I have before observed that voices vary as faces do; no two are exactly alike, each voice having its peculiar merit and its particular defect. Now, a good master will treat each voice on its own merit, and not place it at first on the Procrustean bed of a book of rules and exercises. He will probably write down his own exercises expressly for his pupil, and if not that, he will select certain exercises from the book, and forbid others to be attempted for a time. You must also let your master select such a book for you, so that you may have one in which the rules do not contradict those which he has already given you verbally, or else you will be perplexed with a multitude of counsellors.

It is not till a certain stage in singing has been reached, under the training of a master, that any book of exercises can be of service to you.
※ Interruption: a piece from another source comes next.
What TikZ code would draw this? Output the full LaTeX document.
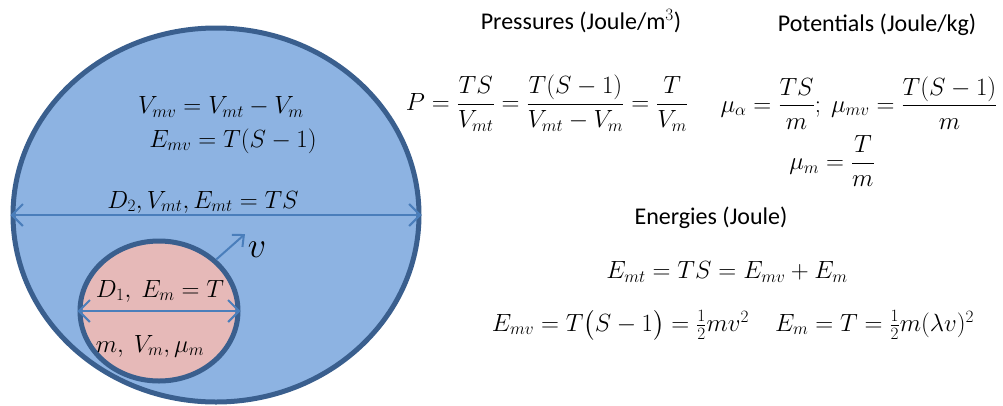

When that stage is reached, you will find such a work of great use in a part of your labours. Among such books may be named as especially good, – Concone’s Exercises, Righini’s, Guercia’s, Nava’s, Lablache’s, and Lamperti’s; but, again I say, do not choose for yourself. There are some excellent rules, as well as some good exercises, in an old work of the kind by Crivelli, and also in “Singing Exemplified,” a work by T. Cooke. If you can meet with these, secure them – although I fear they may be long since out of print – for in the literature of singing the new is by no means certain to excel what was written in the days of our best composers and singers of opera and oratorios.”

Anonymous. Advice to singers, by a singer. 1882.